■ Prompt
Can you set down, exactly as they appear below, the lines from the opening of the material through the one bearing "plotH = height", minus the pictures?

----

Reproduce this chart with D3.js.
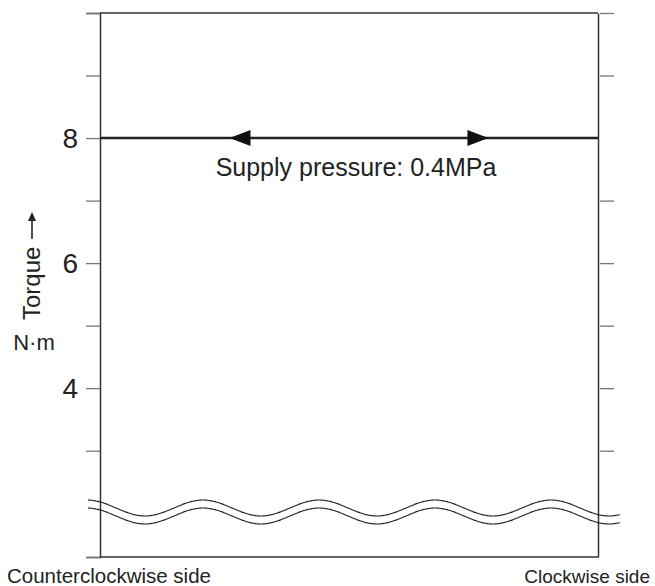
<!DOCTYPE html>
<html lang="en">
<head>
  <meta charset="utf-8">
  <title>Torque chart</title>
  <script src="https://d3js.org/d3.v7.min.js"></script>
  <style>
  body { margin: 0; background: #fff; }
  text { font-family: "Liberation Sans", Arial, sans-serif; fill: #222; }
  </style>
</head>
<body>
<script>

// values
var pressureLabel = "Supply pressure: 0.4MPa";
var torqueLevel = [8];
var tickValues = [10, 9, 8, 7, 6, 5, 4, 3];
var tickLabels = [8, 6, 4];
var sideLabels = ["Counterclockwise side", "Clockwise side"];
var arrowAt = [0.26, 0.78];   // arrow tips as fraction of the plot width

var width = 655, height = 586;
var margin = {top: 13, right: 57, bottom: 29, left: 100};
var plotW = width - margin.left - margin.right,
    plotH = height - margin.top - margin.bottom;

var y = d3.scaleLinear()
    .domain([1.3, 10])
    .range([plotH, 0]);

var x = d3.scaleLinear()
    .domain([0, 1])
    .range([0, plotW]);

var svg = d3.select("body").append("svg")
    .attr("width", width)
    .attr("height", height)
  .append("g")
    .attr("transform", "translate(" + margin.left + "," + margin.top + ")");

// left axis
var left = svg.append("g")
    .call(d3.axisLeft(y).tickValues(tickValues.concat([1.3])).tickSize(14).tickFormat(""));
left.select(".domain").attr("stroke", "#333").attr("stroke-width", 1.5);
left.selectAll(".tick line").attr("stroke", "#777").attr("stroke-width", 1.3);

// right axis (no tick under the torque line)
var right = svg.append("g")
    .attr("transform", "translate(" + plotW + ",0)")
    .call(d3.axisRight(y).tickValues(tickValues.filter(function(d) { return d != 8; }))
      .tickSize(16).tickPadding(0).tickFormat("").tickSizeOuter(0));
right.select(".domain").attr("stroke", "#333").attr("stroke-width", 1.5);
right.selectAll(".tick line").attr("stroke", "#777").attr("stroke-width", 1.3)
    .attr("x1", 2);

// top and bottom border
svg.append("line").attr("x1", 0).attr("x2", plotW).attr("y1", 0).attr("y2", 0)
    .attr("stroke", "#333").attr("stroke-width", 1.3);
svg.append("line").attr("x1", 0).attr("x2", plotW).attr("y1", plotH).attr("y2", plotH)
    .attr("stroke", "#333").attr("stroke-width", 1.3);

// tick labels
svg.selectAll(".ylab")
    .data(tickLabels)
  .enter().append("text")
    .attr("class", "ylab")
    .attr("x", -22)
    .attr("y", function(d) { return y(d); })
    .attr("dy", "0.36em")
    .attr("text-anchor", "end")
    .style("font-size", "28px")
    .text(function(d) { return d; });

// torque line
svg.selectAll(".level")
    .data(torqueLevel)
  .enter().append("line")
    .attr("class", "level")
    .attr("x1", 0).attr("x2", plotW)
    .attr("y1", function(d) { return y(d); })
    .attr("y2", function(d) { return y(d); })
    .attr("stroke", "#222")
    .attr("stroke-width", 2.6);

// arrowheads
svg.selectAll(".arrow")
    .data(arrowAt)
  .enter().append("path")
    .attr("class", "arrow")
    .attr("fill", "#111")
    .attr("d", function(d, i) {
      var tx = x(d), ty = y(torqueLevel[0]);
      var dir = i == 0 ? 1 : -1;
      return "M" + tx + "," + ty + "L" + (tx + dir * 21) + "," + (ty - 8) +
             "L" + (tx + dir * 21) + "," + (ty + 8) + "Z";
    });

svg.append("text")
    .attr("x", 356 - margin.left)
    .attr("y", y(torqueLevel[0]) + 38)
    .attr("text-anchor", "middle")
    .style("font-size", "25px")
    .text(pressureLabel);

// axis title, rotated, with a long arrow drawn as a line
svg.append("text")
    .attr("transform", "translate(-60," + 307 + ") rotate(-90)")
    .style("font-size", "24px")
    .text("Torque");
svg.append("line")
    .attr("x1", -68).attr("x2", -68)
    .attr("y1", 226).attr("y2", 204)
    .attr("stroke", "#222").attr("stroke-width", 1.6);
svg.append("path")
    .attr("d", "M-68,199L-72,208L-64,208Z")
    .attr("fill", "#222");
svg.append("text")
    .attr("x", -66)
    .attr("y", 337)
    .attr("text-anchor", "middle")
    .style("font-size", "22px")
    .text("N\u00b7m");

// axis break: two wavy lines
var waveY = y(1.3) - 49, period = 116, amp = 8, phase = 203 - margin.left;
var xs = d3.range(-12, plotW + 23, 2);
var wave = d3.line()
    .x(function(d) { return d; })
    .curve(d3.curveBasis);
[0, 8].forEach(function(off) {
  svg.append("path")
      .datum(xs)
      .attr("fill", "none")
      .attr("stroke", "#222")
      .attr("stroke-width", 1.1)
      .attr("d", wave.y(function(d) {
        return waveY + off - amp * Math.cos(2 * Math.PI * (d - phase) / period);
      }));
});

// side labels
svg.append("text")
    .attr("x", 7 - margin.left)
    .attr("y", plotH + 26)
    .style("font-size", "20.5px")
    .text(sideLabels[0]);
svg.append("text")
    .attr("x", 650 - margin.left)
    .attr("y", plotH + 26)
    .attr("text-anchor", "end")
    .style("font-size", "19px")
    .text(sideLabels[1]);

</script>
</body>
</html>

----

■ Answer to this exercise
Reproduce this chart with D3.js.
<!DOCTYPE html>
<html lang="en">
<head>
  <meta charset="utf-8">
  <title>Torque chart</title>
  <script src="https://d3js.org/d3.v7.min.js"></script>
  <style>
  body { margin: 0; background: #fff; }
  text { font-family: "Liberation Sans", Arial, sans-serif; fill: #222; }
  </style>
</head>
<body>
<script>

// values
var pressureLabel = "Supply pressure: 0.4MPa";
var torqueLevel = [8];
var tickValues = [10, 9, 8, 7, 6, 5, 4, 3];
var tickLabels = [8, 6, 4];
var sideLabels = ["Counterclockwise side", "Clockwise side"];
var arrowAt = [0.26, 0.78];   // arrow tips as fraction of the plot width

var width = 655, height = 586;
var margin = {top: 13, right: 57, bottom: 29, left: 100};
var plotW = width - margin.left - margin.right,
    plotH = height - margin.top - margin.bottom;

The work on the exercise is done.